Vanilla options are the regular options vs binary options which would be considered an “exotic”. Although I’ve read about options and how they work, I never really understood how they were traded. I never bothered spending the time either to fully learn it, mainly because learning options is learning a whole new instrument.The trading techniques that you use for charting etc can usually be used throughout the different instruments out there. But to actually trade it is different. For instance, options have something called a time value decay. Meaning as time goes on the value of the option goes down. For example, I thought that buying a $60 call option at a current stock price of $58 would benefit me when the stock reaches $60, but it does not. I never went into why or how this works. But do know this, not many people are good at trading even 1 single instrument let alone multi tasking multiple instruments successfully.

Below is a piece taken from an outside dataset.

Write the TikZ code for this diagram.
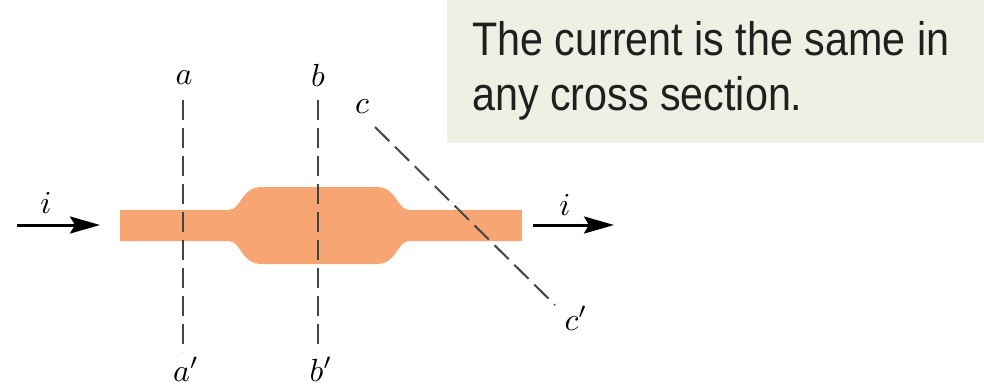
\documentclass[tikz,border=0pt]{standalone}
\usepackage{fontspec}
\usepackage{graphicx}
\setsansfont{Liberation Sans}
\usetikzlibrary{arrows.meta}
\definecolor{copper}{HTML}{F7A673}
\definecolor{callbg}{HTML}{EEF0E4}
\definecolor{dashgray}{HTML}{444444}
\newcommand{\biglbl}[1]{\scalebox{3.2}{$#1$}}
\tikzset{
  lbl/.style={inner sep=0pt},
  secline/.style={draw=dashgray,line width=2pt,dash pattern=on 20pt off 8pt},
  curarrow/.style={draw=black,line width=3pt,-{Stealth[length=30pt,width=17pt,inset=5pt]}},
  calltext/.style={inner sep=0pt,anchor=base west,font=\fontsize{47}{55}\selectfont\sffamily,text=black!88}
}
\begin{document}
\begin{tikzpicture}[x=1pt,y=-1pt]
\useasboundingbox (0,0) rectangle (984,388);
% callout
\fill[callbg] (447,0) rectangle (984,143);
\node[calltext] (t1) at (472,55) {\scalebox{0.878}[1]{The current is the same in}};
\node[calltext] (t2) at (472,110) {\scalebox{0.878}[1]{any cross section.}};
% conductor
\fill[copper] (120,210) -- (228,210) .. controls (242,210) and (240,187) .. (262,187)
  -- (376,187) .. controls (398,187) and (396,210) .. (410,210) -- (522,210)
  -- (522,241) -- (410,241) .. controls (396,241) and (398,264) .. (376,264)
  -- (262,264) .. controls (240,264) and (242,241) .. (228,241) -- (120,241) -- cycle;
% section lines
\coordinate (a1) at (183,100); \coordinate (a2) at (183,352);
\coordinate (b1) at (318,100); \coordinate (b2) at (318,352);
\coordinate (c1) at (375,127); \coordinate (c2) at (555,305);
\draw[secline] (a1) -- (a2);
\draw[secline] (b1) -- (b2);
\draw[secline] (c1) -- (c2);
\node[lbl] (la) at (184,78) {\biglbl{a}};
\node[lbl] (lb) at (318,75) {\biglbl{b}};
\node[lbl] (lc) at (362,107) {\biglbl{c}};
\node[lbl] (lap) at (186,369) {\biglbl{a'}};
\node[lbl] (lbp) at (321,369) {\biglbl{b'}};
\node[lbl] (lcp) at (576,318) {\biglbl{c'}};
% arrows
\coordinate (l1) at (17,225); \coordinate (l2) at (100,225);
\coordinate (r1) at (533,225); \coordinate (r2) at (614,225);
\draw[curarrow] (l1) -- (l2);
\draw[curarrow] (r1) -- (r2);
\node[lbl] (il) at (46,203) {\biglbl{i}};
\node[lbl] (ir) at (565,205) {\biglbl{i}};
\end{tikzpicture}
\end{document}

Onto binary options, these unlike vanilla options are really simple. You have a smaller timeframe expiry ranging from as little as 5 minutes out to a whole week (very few brokers offer this range of timeframes). The most popular timeframe offered by brokers are 1 hour in length. As with vanilla options, you have 2 choices either a call or a put option:
- You place a call option when you think the underlying instrument is going to go up in price.

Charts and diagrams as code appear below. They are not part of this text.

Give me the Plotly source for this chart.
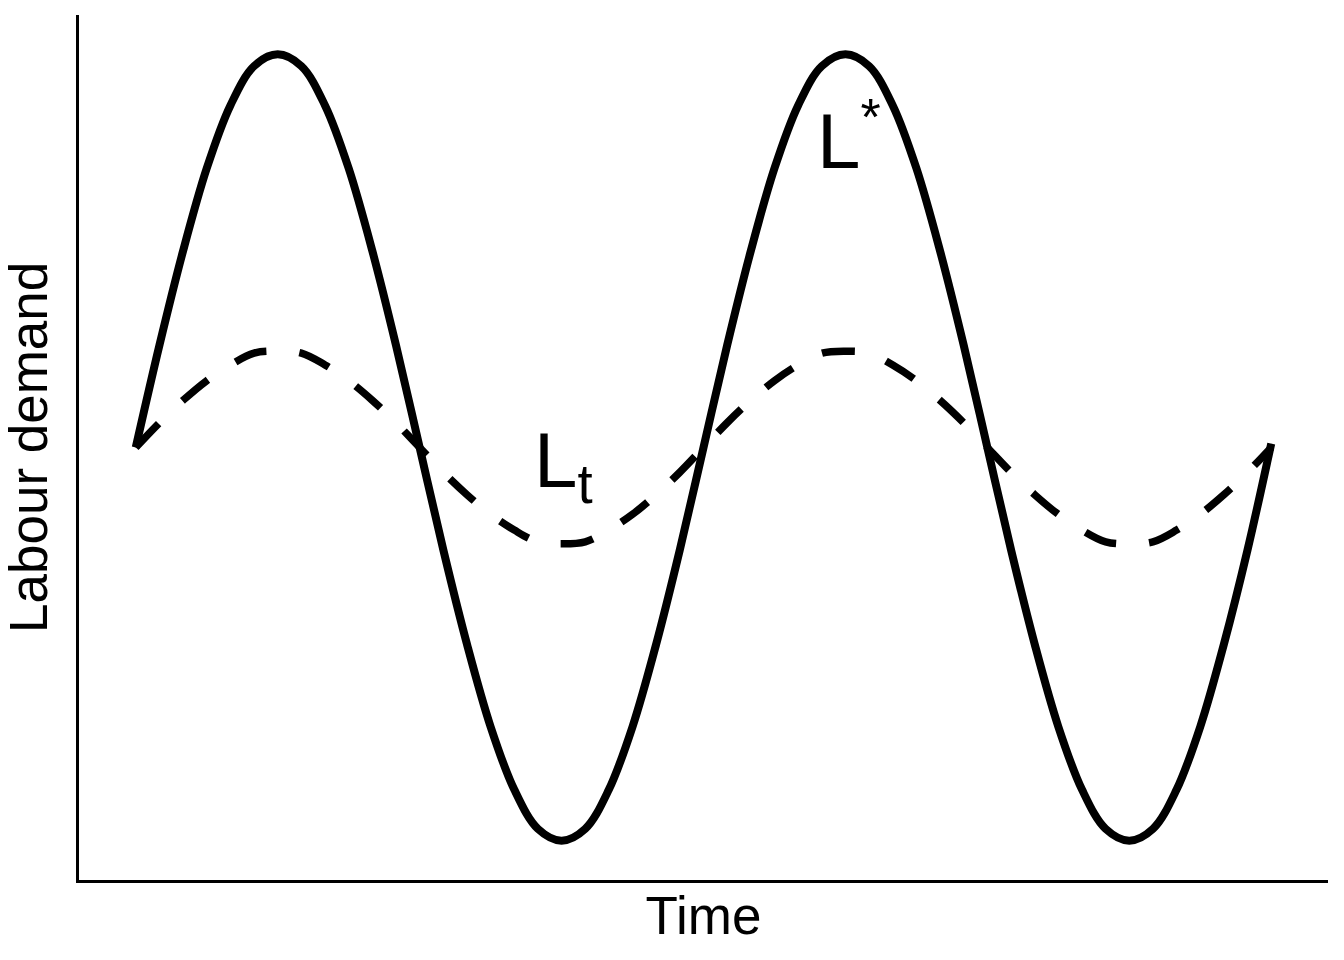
import plotly.graph_objects as go

# Time index (steps of 1/24 of a cycle)
time_idx = list(range(49))
# Target labour demand L* (solid)
l_star = [0.00, 0.26, 0.50, 0.71, 0.87, 0.97, 1.00, 0.97, 0.87, 0.71, 0.50, 0.26,
          0.00, -0.26, -0.50, -0.71, -0.87, -0.97, -1.00, -0.97, -0.87, -0.71, -0.50, -0.26,
          0.00, 0.26, 0.50, 0.71, 0.87, 0.97, 1.00, 0.97, 0.87, 0.71, 0.50, 0.26,
          0.00, -0.26, -0.50, -0.71, -0.87, -0.97, -1.00, -0.97, -0.87, -0.71, -0.50, -0.26,
          0.01]
# Actual labour demand Lt (dashed)
l_t = [0.00, 0.063, 0.12, 0.17, 0.21, 0.24, 0.245, 0.24, 0.21, 0.17, 0.12, 0.063,
       0.00, -0.063, -0.12, -0.17, -0.21, -0.24, -0.245, -0.24, -0.21, -0.17, -0.12, -0.063,
       0.00, 0.063, 0.12, 0.17, 0.21, 0.24, 0.245, 0.24, 0.21, 0.17, 0.12, 0.063,
       0.00, -0.063, -0.12, -0.17, -0.21, -0.24, -0.245, -0.24, -0.21, -0.17, -0.12, -0.063,
       0.00]

FONT = "Liberation Sans, Arial, sans-serif"

fig = go.Figure()
fig.add_trace(go.Scatter(x=time_idx, y=l_t, mode="lines",
                         line=dict(color="black", width=7.5, dash="33px,33px", shape="spline"),
                         showlegend=False, hoverinfo="skip"))
fig.add_trace(go.Scatter(x=time_idx, y=l_star, mode="lines",
                         line=dict(color="black", width=8, shape="spline"),
                         showlegend=False, hoverinfo="skip"))

fig.add_annotation(x=28.7, y=0.79, xref="x", yref="y",
                   text='L<sup><span style="font-size:52px">*</span></sup>',
                   showarrow=False, xanchor="left", yanchor="middle",
                   font=dict(family=FONT, size=78, color="black"))
fig.add_annotation(x=16.74, y=-0.045, xref="x", yref="y", text="L<sub>t</sub>",
                   showarrow=False, xanchor="left", yanchor="middle",
                   font=dict(family=FONT, size=78, color="black"))
# y-axis title
fig.add_annotation(x=0, y=0.5, xref="paper", yref="paper", text="Labour demand",
                   textangle=-90, showarrow=False, xanchor="right", yanchor="middle",
                   xshift=-19, font=dict(family=FONT, size=53, color="black"))

fig.update_layout(
    width=1328, height=944,
    margin=dict(l=71, r=8, t=7, b=72),
    paper_bgcolor="white", plot_bgcolor="white",
    font=dict(family=FONT, color="black"),
    xaxis=dict(range=[-2.4, 50.4], showgrid=False, zeroline=False, showticklabels=False,
               ticks="", showline=True, linecolor="black", linewidth=2.5,
               title=dict(text="Time", font=dict(size=53, family=FONT, color="black"), standoff=16)),
    yaxis=dict(range=[-1.1, 1.1], showgrid=False, zeroline=False, showticklabels=False,
               ticks="", showline=True, linecolor="black", linewidth=2.5),
)

fig.write_html("out.html")
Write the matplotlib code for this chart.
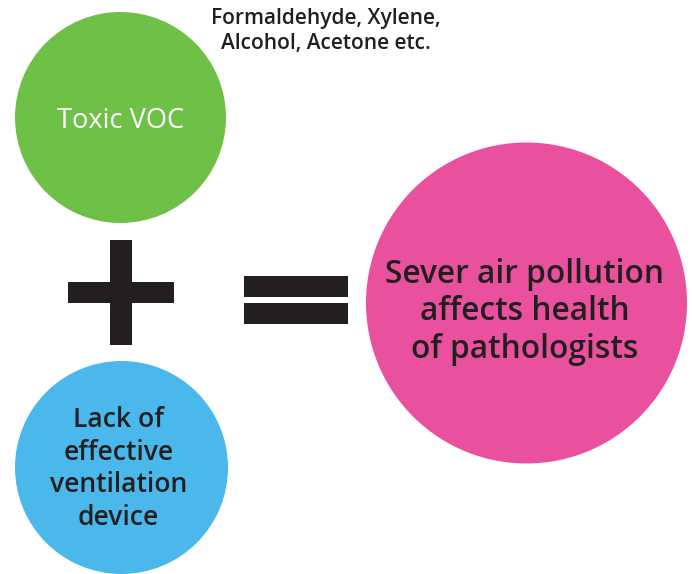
import matplotlib
matplotlib.use("Agg")
import matplotlib.pyplot as plt
from matplotlib.patches import Circle, Rectangle

# Content
circle_labels = ["Toxic VOC", "Lack of\neffective\nventilation\ndevice", "Sever air pollution\naffects health\nof pathologists"]
circle_colors = ["#6EC046", "#4AB8EB", "#E9519E"]
text_colors = ["white", "#231F20", "#231F20"]
note_text = "Formaldehyde, Xylene,\nAlcohol, Acetone etc."
dark = "#231F20"

W, H = 692, 574
fig = plt.figure(figsize=(W / 100, H / 100), dpi=100)
ax = fig.add_axes([0, 0, 1, 1])
ax.set_xlim(0, W)
ax.set_ylim(H, 0)
ax.axis("off")

FONT = ["Open Sans", "DejaVu Sans"]

# circles: (cx, cy, r)
geom = [(120.5, 117.5, 105.5), (121.5, 467.5, 106.5), (526.5, 303, 160.5)]
fsizes = [19.6, 19.1, 22.8]
text_y = [121, 469, 312]
text_dx = [0, -3, -2]
spacing = [1.2, 1.22, 1.19]
weights = ["normal", "semibold", "semibold"]
for (cx, cy, r), col, lab, tc, fs, ty, dx, ls, fw in zip(geom, circle_colors, circle_labels, text_colors,
                                                          fsizes, text_y, text_dx, spacing, weights):
    ax.add_patch(Circle((cx, cy), r, facecolor=col, edgecolor="none"))
    ax.text(cx + dx, ty, lab, ha="center", va="center", color=tc,
            fontsize=fs, family=FONT, fontweight=fw, linespacing=ls)

# note text
ax.text(326, 31, note_text, ha="center", va="center", color=dark, fontsize=15,
        family=FONT, fontweight="semibold", linespacing=1.2)

# plus sign
ax.add_patch(Rectangle((68, 282), 106, 21, facecolor=dark, edgecolor="none"))
ax.add_patch(Rectangle((110, 240), 22, 105, facecolor=dark, edgecolor="none"))
# equals sign
ax.add_patch(Rectangle((244, 276), 104, 21, facecolor=dark, edgecolor="none"))
ax.add_patch(Rectangle((244, 303), 104, 21, facecolor=dark, edgecolor="none"))

fig.savefig("out.png", dpi=100, facecolor="white")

- You place a put option when you think the underlying instrument is going to go down in price.
Depending on what the broker offers, you could be trading commodities, forex, stocks or indices. So for example, current price of Apple stock (AAPL) is at $349.75 and you’re betting at a 1 hr timeframe, you think it’s going to break resistance today due to news release or some kind of catalyst info to send it up; therefore, you place a call option. FYI: This is just a hypothetical example. So you place your trade at 10am, it expires at 11am. Your strike price is $349.75 (aka entry price), by 11am the price is $352.5. Since the expiry price > strike price, your call option wins and you get a predetermined (fixed) payout from the broker. In a nutshell, that’s basically how options work, binary options is fairly simple to grasp as a whole, the only thing you have to figure out is when to enter the trade, and to do that, you have to master the independent variable.
I focus on forex, I haven’t figured out how to trade stocks in the short run yet that’s why I don’t trade stock binary options. That’s why I mainly focus on forex, but even that only lasted a short while. My success was short-lived. For time being, I’ve been resorting to demo/paper trading to try and figure out how to trade forex properly. But having done that for a while now, it’s made me want to just trade forex as a whole and not even bother with binary options. For now, I only plan to trade FX-demo, once I get good, I’ll go to FX-live, then once that’s smooth sailing, I’ll figure out how to add binary options back into my arsenal.

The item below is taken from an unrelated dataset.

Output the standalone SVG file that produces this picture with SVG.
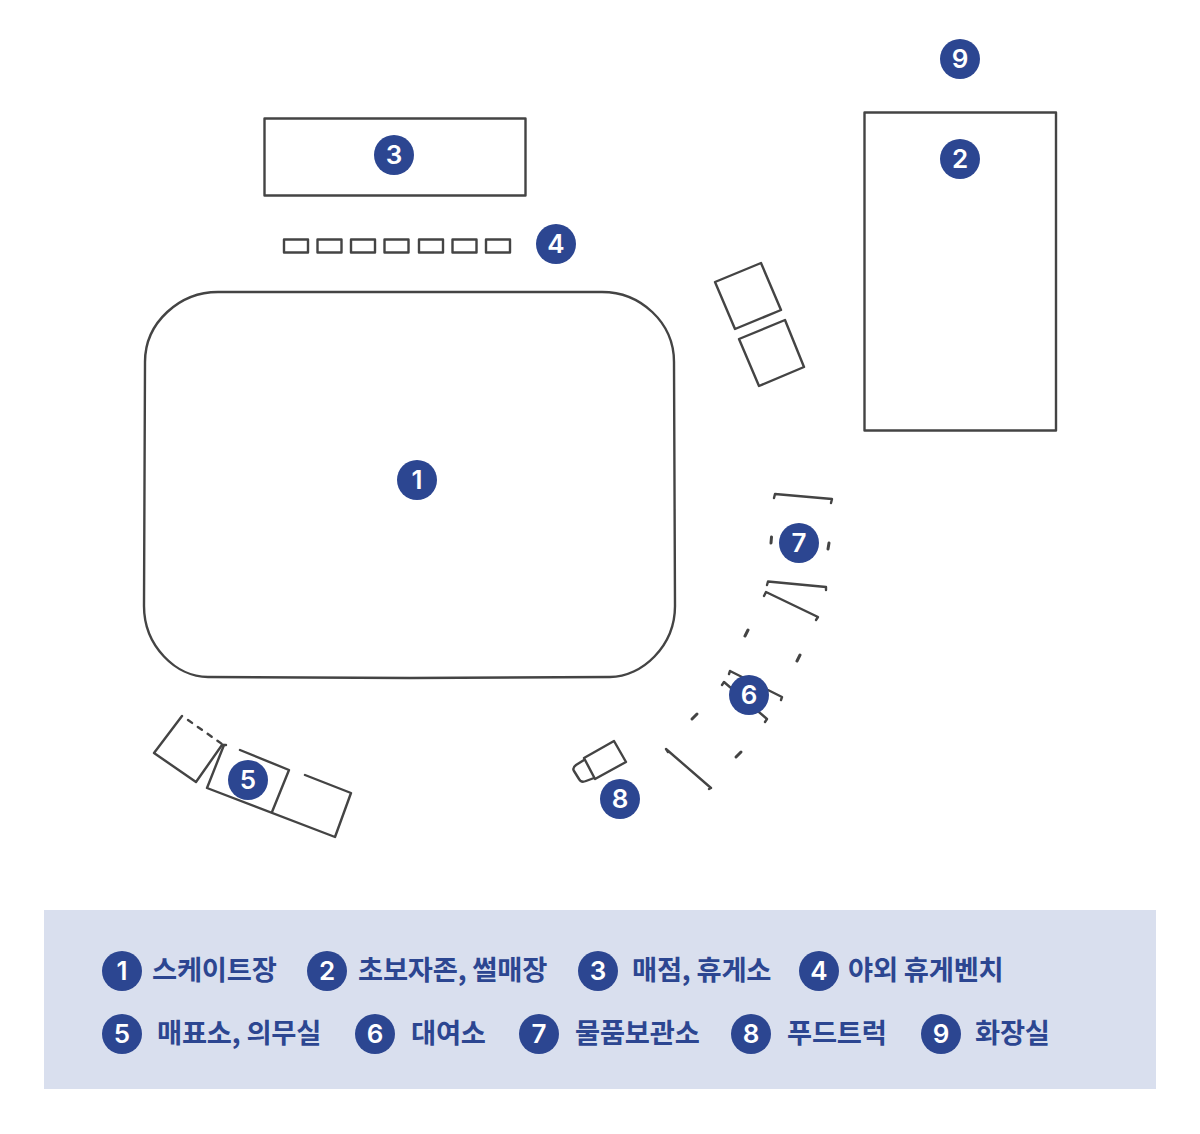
<svg xmlns="http://www.w3.org/2000/svg" width="1200" height="1134" viewBox="0 0 1200 1134">
<style>
.s{fill:none;stroke:#444;stroke-width:2.4;stroke-linejoin:round;stroke-linecap:round}
.t{stroke-width:3}
.c{fill:#2c4691}
.n{fill:#fff;font-family:Inter,"Noto Sans",sans-serif;font-size:26px;font-weight:600;text-anchor:middle}
.l{fill:#2c4691;font-family:"Noto Sans CJK KR",sans-serif;font-size:27.3px;font-weight:600;letter-spacing:-.2px}
</style>
<rect width="1200" height="1134" fill="#fff"/>
<g id="shapes">
<path id="rink" class="s" d="M218 292H602C640 292 674 322 674 362L675 606C675 646 642 677 610 677L410 678L208 677C176 677 144 646 144 606L145 362C145 322 180 292 218 292Z"/>
<rect id="zone2" class="s" x="864.500" y="112.500" width="191.500" height="318"/>
<rect id="shop" class="s" x="264.500" y="118.500" width="261" height="77"/>
<g id="benches" class="s">
<rect x="284" y="239.500" width="24" height="13"/><rect x="317.500" y="239.500" width="24" height="13"/><rect x="351" y="239.500" width="24" height="13"/><rect x="384.500" y="239.500" width="24" height="13"/><rect x="419" y="239.500" width="24" height="13"/><rect x="452.500" y="239.500" width="24" height="13"/><rect x="486" y="239.500" width="24" height="13"/>
</g>
<path id="box-a" class="s" d="M715 282L761 263L781 310L735 329Z"/>
<path id="box-b" class="s" d="M739 339L785 320L804 367L759 386Z"/>
<g id="ticket" class="s">
<path d="M182 716L154 753L196 782L222 745"/>
<path d="M188 720L222 744" stroke-dasharray="5 7"/>
<path d="M222 745H226"/>
<path d="M224 745L207 788L335 837L351 793L305 775"/>
<path d="M240 750L289 770L272 812"/>
</g>
<g id="rental" class="s">
<path d="M774 498L775 494L832 499L831 503"/>
<path class="t" d="M771 543L771.500 537M828 549L829 543"/>
<path d="M767 585L768 581.500L826 587L826 590"/>
<path d="M764 596L766 592L818 617L816 620"/>
<path class="t" d="M745 636L748 630M797 661L800 655"/>
<path d="M729 674L730 671L782 697L781 700"/>
<path d="M722 685L724 682L767 719L765 722"/>
<path class="t" d="M692 719L697 714M736 757L741 752"/>
<path d="M668 752L666 749L711 788L709 789"/>
</g>
<g id="truck" class="s">
<path d="M584 758L614 741L626 762L595 779Z"/>
<path d="M584 760L576 765Q572 768 574 771L579 779Q581 783 586 781L594 778"/>
</g>
</g>
<g id="m1"><circle class="c" cx="417" cy="480" r="20"/><text class="n" x="417" y="489">1</text></g>
<g id="m2"><circle class="c" cx="960" cy="159" r="20"/><text class="n" x="960" y="168">2</text></g>
<g id="m3"><circle class="c" cx="394" cy="155" r="20"/><text class="n" x="394" y="164">3</text></g>
<g id="m4"><circle class="c" cx="556" cy="244" r="20"/><text class="n" x="556" y="253">4</text></g>
<g id="m5"><circle class="c" cx="248" cy="780" r="20"/><text class="n" x="248" y="789">5</text></g>
<g id="m6"><circle class="c" cx="749" cy="695" r="20"/><text class="n" x="749" y="704">6</text></g>
<g id="m7"><circle class="c" cx="799" cy="543" r="20"/><text class="n" x="799" y="552">7</text></g>
<g id="m8"><circle class="c" cx="620" cy="799" r="20"/><text class="n" x="620" y="808">8</text></g>
<g id="m9"><circle class="c" cx="960" cy="59" r="20"/><text class="n" x="960" y="68">9</text></g>
<g id="legend">
<rect x="44" y="910" width="1112" height="179" fill="#d9dfee"/>
<g><circle class="c" cx="122" cy="971" r="20"/><text class="n" x="122" y="980">1</text><text class="l" x="152" y="980">스케이트장</text></g>
<g><circle class="c" cx="327" cy="971" r="20"/><text class="n" x="327" y="980">2</text><text class="l" x="358" y="980">초보자존, 썰매장</text></g>
<g><circle class="c" cx="598" cy="971" r="20"/><text class="n" x="598" y="980">3</text><text class="l" x="632" y="980">매점, 휴게소</text></g>
<g><circle class="c" cx="819" cy="971" r="20"/><text class="n" x="819" y="980">4</text><text class="l" x="848" y="980">야외 휴게벤치</text></g>
<g><circle class="c" cx="122" cy="1034" r="20"/><text class="n" x="122" y="1043">5</text><text class="l" x="157" y="1043">매표소, 의무실</text></g>
<g><circle class="c" cx="375" cy="1034" r="20"/><text class="n" x="375" y="1043">6</text><text class="l" x="411" y="1043">대여소</text></g>
<g><circle class="c" cx="539" cy="1034" r="20"/><text class="n" x="539" y="1043">7</text><text class="l" x="575" y="1043">물품보관소</text></g>
<g><circle class="c" cx="751" cy="1034" r="20"/><text class="n" x="751" y="1043">8</text><text class="l" x="787" y="1043">푸드트럭</text></g>
<g><circle class="c" cx="941" cy="1034" r="20"/><text class="n" x="941" y="1043">9</text><text class="l" x="975" y="1043">화장실</text></g>
</g>
</svg>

Forex unlike equities which are based on individual companies. A currency’s strength or weakeness is based on the economy and how it compares to other economies. That’s how the FX pairs are made up, each currency is traded against another currency. For example USD/CAD is how much CAD it would cost to exchange for one USD. I won’t really go into why it is what it is, or even how it is. But basically, this is macro economics. The value of the currency relies on everything that’s happening in the world. Whenever there’s a world crisis, you’ll see major fluctuations in the USD or other major dollars. Some others are more stable, some more volatile, etc etc. The list goes on, the thing I’ll get into in the next couple sections is that, we as traders don’t influence the markets. We’re like surfers riding the wave, we can’t affect it. The big money controls how the markets flow, all the banks around the world, hedge funds etc. They control how the currency moves, that’s why when you positive news like unemployment went down, dollar still tanks, just means the people in control don’t like the news or don’t care.
I could go on and on about this, but this page is actually starting to turn into one big blog post instead of a page. So I’m going to stop, the focus of this blog is how to trade, if you want more details on the mechanism behind how trading works, I suggest you google it and find out.